Olavo de Carvalho
Jornal da Tarde, 13 de maio de 1999
“É isso que eu procurei a vida inteira: alguém que me dissesse que é possível viver sem culpas.” (Marilena Chauí, Diálogo com Bento Prado Jr. , Folha de S. Paulo , 13 de março de 1999.)
“Viver sem culpas” é um objetivo que toda a cultura progressista oferece à humanidade. O sentimento de culpa é condenado como um resíduo de antigas tradições repressivas, que deve ser abandonado às portas de uma nova era de felicidade e realização pessoal. Esse é hoje um ponto de acordo entre adeptos das correntes mais opostas. Sacramentada pelo consenso, a condenação da culpa tem tantas legitimações diversas, que na verdade já não precisa de nenhuma delas e vive perfeitamente bem como uma auto-evidência que prescinde de argumentos.
Mas o que é, propriamente, viver sem culpas? Sobretudo, qual a nuança precisa que tem em vista aquele que nos propõe esse objetivo?
Só há três sentidos em que um ser humano pode ser dito isento de culpas. A primeira hipótese é a da inocência, a efetiva inocência de Adão no Paraíso, do Bom Selvagem ou da infância num filme da Disney. A Bíblia e Rousseau, com muita precaução, remeteram essa hipótese a um passado mítico. Santo Agostinho confessava-se perverso desde o berço, e o pouco que ainda pudesse restar de credibilidade na imagem da inocência infantil foi impiedosamente desmoralizado pelo dr. Freud.

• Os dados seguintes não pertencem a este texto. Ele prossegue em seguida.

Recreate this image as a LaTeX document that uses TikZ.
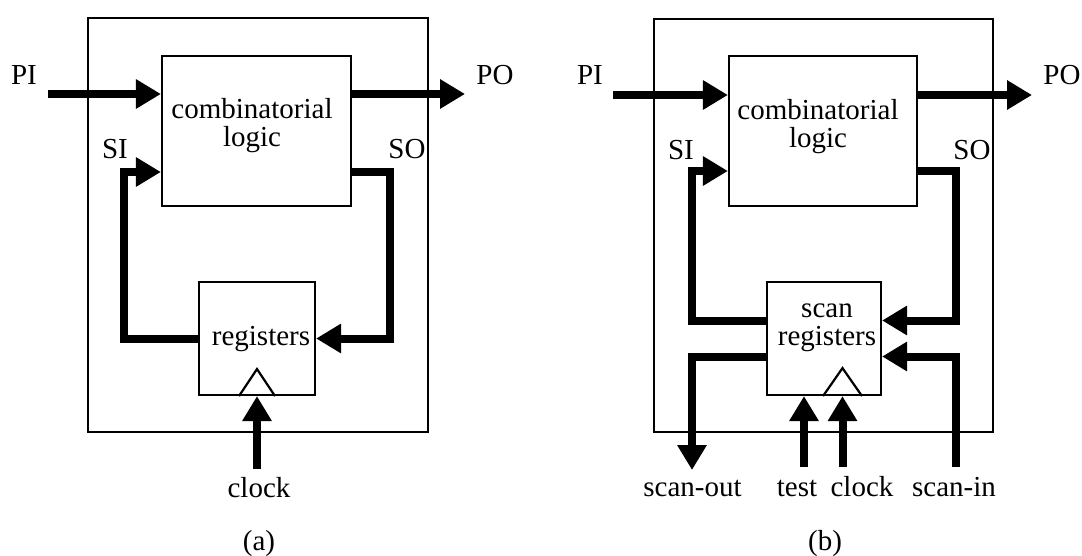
\documentclass[tikz,border=0pt]{standalone}
\usepackage{fontspec}
\setmainfont{Liberation Serif}
\usetikzlibrary{arrows.meta}

\begin{document}
\begin{tikzpicture}[x=0.5pt,y=-0.5pt]
  \tikzstyle{every node}=[font=\fontsize{14.5pt}{14pt}\selectfont, inner sep=0pt]
  \tikzstyle{box}=[draw, line width=1.1pt]
  \tikzstyle{bus}=[line width=4pt, line join=miter, -{Triangle[length=12.5pt,width=14pt]}]
  \fill[white] (0,0) rectangle (1082,556);
  \useasboundingbox (0,0) rectangle (1082,556);

  % (a)
  \node[box, minimum width=170pt, minimum height=207pt] (chipA) at (258,225) {};
  \node[box, minimum width=94.5pt, minimum height=75pt] (clA) at (256.5,131) {};
  \node[align=center, anchor=base] (clAtxt) at (252,147) {combinatorial\\logic};
  \node[box, minimum width=58pt, minimum height=56.5pt] (regA) at (257,338.5) {};
  \node[anchor=base] (regAtxt) at (261,345) {registers};
  \draw[line width=1.1pt] ([xshift=-9pt]regA.south) -- ([yshift=13.5pt]regA.south) -- ([xshift=9pt]regA.south);

  \node[anchor=base] (piAlbl) at (24,85) {PI};
  \node[anchor=base] (poAlbl) at (495,85) {PO};
  \node[anchor=base] (siAlbl) at (115,159) {SI};
  \node[anchor=base] (soAlbl) at (407,159) {SO};
  \node[anchor=base] (clkAlbl) at (259,497) {clock};
  \node[anchor=base] (capA) at (259,550) {(a)};

  \coordinate (piA) at (48,94);
  \coordinate (poA) at (465,94);
  \coordinate (siA) at (124,172);
  \coordinate (soA) at (390,172);
  \coordinate (clkA) at (257,469);

  \draw[bus] (piA) -- (clA.west |- piA);
  \draw[bus] (clA.east |- poA) -- (poA);
  \draw[bus] (regA.west) -| (siA) -- (clA.west |- siA);
  \draw[bus] (clA.east |- soA) -- (soA) |- (regA.east);
  \draw[bus] (clkA) -- (regA.south);

  % (b)
  \node[box, minimum width=169.5pt, minimum height=206.5pt] (chipB) at (823.5,225.5) {};
  \node[box, minimum width=94pt, minimum height=75pt] (clB) at (823,131) {};
  \node[align=center, anchor=base] (clBtxt) at (818,148) {combinatorial\\logic};
  \node[box, minimum width=57pt, minimum height=56.5pt] (regB) at (824,338.5) {};
  \node[align=center, anchor=base] (regBtxt) at (827,345) {scan\\registers};

  \node[anchor=base] (piBlbl) at (590,85) {PI};
  \node[anchor=base] (poBlbl) at (1062,85) {PO};
  \node[anchor=base] (siBlbl) at (681,160) {SI};
  \node[anchor=base] (soBlbl) at (972,160) {SO};
  \node[anchor=base] (soutBlbl) at (692.5,496) {scan-out};
  \node[anchor=base] (testBlbl) at (797,496) {test};
  \node[anchor=base] (clkBlbl) at (862,496) {clock};
  \node[anchor=base] (sinBlbl) at (954,496) {scan-in};
  \node[anchor=base] (capB) at (825,550) {(b)};

  \coordinate (piB) at (613,95);
  \coordinate (poB) at (1032,95);
  \coordinate (siB) at (692,171);
  \coordinate (soB) at (956,171);
  \coordinate (soutB) at (692,470);
  \coordinate (sinB) at (956,467);
  \coordinate (testB) at (804,467);
  \coordinate (clkB) at (842.5,467);

  \draw[line width=1.1pt] ([xshift=-9.75pt]clkB |- regB.south) -- ([yshift=14pt]clkB |- regB.south) -- ([xshift=9.75pt]clkB |- regB.south);

  \draw[bus] (piB) -- (clB.west |- piB);
  \draw[bus] (clB.east |- poB) -- (poB);
  \draw[bus] ([yshift=9pt]regB.west) -| (siB) -- (clB.west |- siB);
  \draw[bus] (clB.east |- soB) -- (soB) |- ([yshift=9pt]regB.east);
  \draw[bus] ([yshift=-9pt]regB.west) -| (soutB);
  \draw[bus] (sinB) |- ([yshift=-9pt]regB.east);
  \draw[bus] (testB) -- (testB |- regB.south);
  \draw[bus] (clkB) -- (clkB |- regB.south);
\end{tikzpicture}
\end{document}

O desejo de “viver sem culpas” não teria o menor atrativo para as almas se apelasse a uma idéia desacreditada. Não pode ser portanto a inocência primordial o que o moderno progressismo tem em mente quando nos convida a “viver sem culpas”. A inocência completa e absoluta é um mito, uma qualidade divina que ninguém pode realizar neste mundo.
Um segundo sentido em que se pode “viver sem culpas” é o da inocência relativa, trabalhosa e periclitante em que o homem consegue se manter quando se abstém conscientemente de fazer o mal e, se o faz, procura remediá-lo com devotada boa-fé. É uma norma de perfeição razoável ao alcance de muitos seres humanos.
Mas não pode ser esse o sentido de “viver sem culpas”, pois a possibilidade de um homem corrigir o mal que fez repousa inteiramente no sentimento de culpa que o acomete quando peca; e para refrear-se de fazer novos males ele tem de conceber em imaginação a culpa que sentiria se os fizesse.
Nesse sentido, a inocência relativa não é de maneira alguma viver sem culpas: é, precisamente, valorizar o sentimento de culpa como uma bússola que nos guia para longe do mal.
Mas “viver sem culpas” pode significar ainda uma terceira coisa: pode significar a abolição pura e simples da idéia de culpa. Neste caso, faça o indivíduo o que fizer, seus atos não serão examinados sob a categoria da culpa, do arrependimento, da pena e da reparação. Não importando a natureza desses atos nem as conseqüências que deles decorram para terceiros, serão sempre enfocados de modo a evitar o constrangimento de um acerto de contas moral. Poderão ser explicados sociologicamente, psicologicamente, pragmaticamente, ser avaliados em termos de vantagem e desvantagem, descritos em termos de desejo, gratificação e frustração. Só não poderão ser julgados.
Este último sentido é, com toda a evidência, o único em que é possível, na prática, “viver sem culpas”. É ele, evidentemente, que os ideólogos modernos têm em vista quando oferecem à humanidade esse ideal de futuro.
Mas, no presente, já há muitas pessoas que vivem sem culpas, que não se submetem ao exame da consciência moral, que não se sentem constrangidas quando suas ações produzem danos para terceiros. Chamam-se sociopatas. Não são doentes mentais, nem retardados. São indivíduos inteligentes, capazes, não raro dotados de certa genialidade e impressionante desenvoltura social, e apenas desprovidos de sensibilidade moral para sentir culpa pelos seus atos. Entre eles encontram-se assaltantes, traficantes, chefes de gangues – e todos os líderes de movimentos totalitários, sem exceção. Quem deseje ser como eles sente seu coração bater forte, cheio de esperança, quando ouve alguém anunciar que é possível viver sem culpas.
Nossa civilização começou quando Cristo ordenou ao apóstolo: “Toma tua cruz e segue-me.” Dois milênios depois, o ideal que se anuncia é jogar a cruz fora, pouco importando em cima de quem ela caia, e seguir correndo o carro da História, pouco importando quem ele venha a esmagar pelo caminho.